Pressure on Scott Morrison to include teens in vaccine threshold modelling
Scott Morrison is under increasing pressure from premiers and chief ministers to explore expanding the nation’s reopening vaccine thresholds to include teenagers.
Scott Morrison is under increasing pressure from premiers and chief ministers to explore expanding the nation’s reopening vaccine thresholds to include teenagers, as Queensland Premier Annastacia Palaszczuk joins calls for new Doherty Institute modelling.
As vaccine rollout chief John Frewen looks at giving shots to children through schools and together with their parents, Friday’s national cabinet meeting is set to be dominated by the issue of giving jabs to 12 to 15-year-olds.
ACT Chief Minister Andrew Barr is planning to demand the reopening targets set out in the national cabinet’s post-pandemic plan include children, but the Morrison government is sticking to the current thresholds and Josh Frydenberg is warning state leaders that the national mood is turning against lockdowns.
While Ms Palaszczuk is not ready to demand the 12-to-15 cohort be accounted for in thresholds, her spokesman told The Australian she had told national cabinet it was time for the Doherty Institute to revise their modelling to include children.
“The Premier suggested further modelling be done in regards to vaccinating anyone over 12 years at last week’s national cabinet meeting.

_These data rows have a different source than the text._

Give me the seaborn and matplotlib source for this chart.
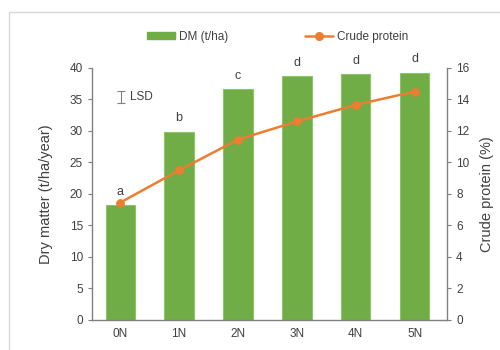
import numpy as np
import matplotlib
matplotlib.use("Agg")
import matplotlib.pyplot as plt
import seaborn as sns
from matplotlib.patches import Rectangle, Patch
from matplotlib.lines import Line2D

# data
treatments = ['0N', '1N', '2N', '3N', '4N', '5N']
dry_matter = [18.2, 29.9, 36.6, 38.7, 39.0, 39.2]
crude_protein = [7.45, 9.5, 11.45, 12.6, 13.65, 14.5]
sig_letters = ['a', 'b', 'c', 'd', 'd', 'd']
lsd_center = 35.4
lsd_half = 0.95

green = '#70AD47'
orange = '#ED7D31'
grey = '#808080'
txt = '#404040'

sns.set_style('white')
plt.rcParams['font.family'] = ['Liberation Sans', 'DejaVu Sans']

fig = plt.figure(figsize=(5, 3.5), dpi=100)
ax = fig.add_axes([0.184, 0.086, 0.71, 0.72])

# outer frame (partly cut off at right/bottom)
fig.patches.append(Rectangle((0.018, -0.05), 1.1, 1.016, transform=fig.transFigure,
                             fill=False, edgecolor='#d9d9d9', linewidth=1.0))

sns.barplot(x=treatments, y=dry_matter, ax=ax, color=green, width=0.5,
            edgecolor='#8cc46a', linewidth=0.8, saturation=1)
ax.set_ylim(0, 40)
ax.set_xlim(-0.48, 5.55)
ax.set_yticks(range(0, 41, 5))
ax.set_ylabel('Dry matter (t/ha/year)', fontsize=10.5, color=txt, labelpad=12)
ax.set_xlabel('')

for i, (v, s) in enumerate(zip(dry_matter, sig_letters)):
    ax.text(i, v + 1.2, s, ha='center', va='bottom', fontsize=9, color=txt)

ax.errorbar([0.02], [lsd_center], yerr=[lsd_half], color=grey, capsize=3,
            linewidth=0.8, capthick=0.8)
ax.text(0.17, lsd_center, 'LSD', va='center', ha='left', fontsize=8.5, color=txt)

ax2 = ax.twinx()
sns.lineplot(x=np.arange(len(treatments)), y=crude_protein, ax=ax2, color=orange,
             marker='o', markersize=5.5, markeredgecolor=orange, linewidth=1.8)
ax2.set_ylim(0, 16)
ax2.set_yticks(range(0, 17, 2))
ax2.set_ylabel('Crude protein (%)', fontsize=10.5, color=txt, labelpad=8)

for a in (ax, ax2):
    a.spines['top'].set_visible(False)
    for sp in ('left', 'right', 'bottom'):
        a.spines[sp].set_color(grey)
        a.spines[sp].set_linewidth(1.0)
    a.tick_params(axis='both', labelsize=8.5, colors=txt, length=3, width=0.8,
                  direction='out')
    a.tick_params(axis='both', color=grey)
    a.grid(False)
ax.tick_params(axis='x', length=0, pad=6)
ax.spines['right'].set_visible(False)
ax2.spines['left'].set_visible(False)
ax2.spines['bottom'].set_visible(False)

handles = [Patch(facecolor=green, edgecolor=green),
           Line2D([], [], color=orange, marker='o', markersize=5.5, linewidth=1.8)]
fig.legend(handles, ['DM (t/ha)', 'Crude protein'], loc='center',
           bbox_to_anchor=(0.555, 0.895), ncol=2, frameon=False, fontsize=8.5,
           handlelength=2.4, handleheight=0.6, columnspacing=6.5, handletextpad=0.3,
           labelcolor=txt)

fig.savefig('out.png', dpi=100)
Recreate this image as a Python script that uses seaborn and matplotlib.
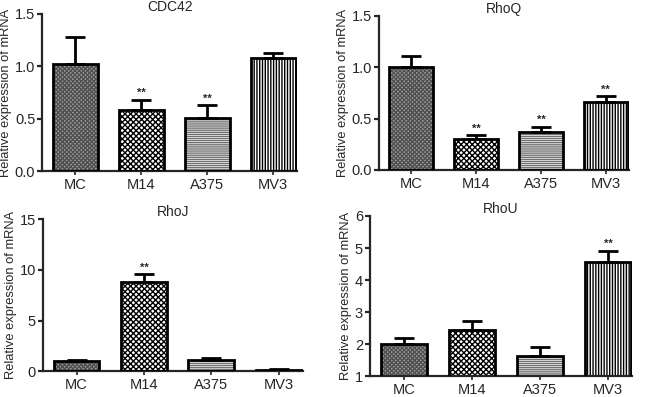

The Premier has spoken to people in other countries about their experience with vaccine rollouts including the need for children to be vaccinated,” he said.
While premiers debate child vaccinations, business leaders hope the current thresholds agreed by national cabinet will be reached as early as November.
National Australia Bank chief executive Ross McEwan has touted a freedom day for the nation on Melbourne Cup Day if vaccination rates persist. “This country will fire again … there’s a pathway out now and it’s called vaccination,” he said on Wednesday.
“The second of November, we could call it freedom day in Victoria because it’s the Melbourne Cup day.”
Once the Australian Technical Advisory Group on Immunisation finalises its interim advice on vaccinating 1.2 million children aged 12 to 15 – expected to be before Friday – teenagers will be made eligible for vaccines from next week.
Access to both Pfizer and Moderna jabs is expected to be available via GPs, state hubs and schools.
With vaccine supply ramping-up over the next two months, most teenagers are expected to receive at least one jab by December with no impact on the vaccination program for Australians aged 16 and over.
General Frewen on Wednesday said schools would play a “big part” in vaccinations in coming weeks, and he was looking to book families for jab appointments together.
“School-based vaccination could be a big part of the program. Already some of the states and territories are moving kids in year 12 to some of the big hubs,” he told ABC News.
“We are also looking at a program where we might be able to book families in so parents and kids can get done together. We are working a set of options at the moment that will give us the best opportunity to get all of those kids vaccinated as quickly as possible.”
Under existing approvals, about 8000 children aged 12 to 15, with underlying medical conditions and those in Indigenous and remote communities, have been vaccinated.
Mr Barr has called for the past week for children to now to be included in vaccine targets, and said he feared the national plan did not fully account for the three-week gap between a person getting jabbed and the vaccine providing the fullest immunity.
“We’re in a better position than any other jurisdiction to go beyond 80 per cent and to vaccinate our 12 to 15-year-olds, but I am going to continue to advocate that at a national level,” he said.
“We all try our very best to vaccinate as many 12 to 15-year-olds as we can before big, big decisions are made, particularly at the 80 per cent national threshold.”
Spread of the Delta strain has been highest in young Australians and epidemiologists have called on state and federal governments to prioritise the vaccination of 12 to 39-year-olds.
NSW chief health officer Kerry Chant on Wednesday said the vaccination of people 16 to 40 was a key part of breaking the Delta transmission chain in the nation’s worst-hit state.
Finance Minister Simon Birmingham has conceded that targeted lockdowns “in some circumstances” could be used under the national plan when vaccinated rates reached 70 to 80 per cent.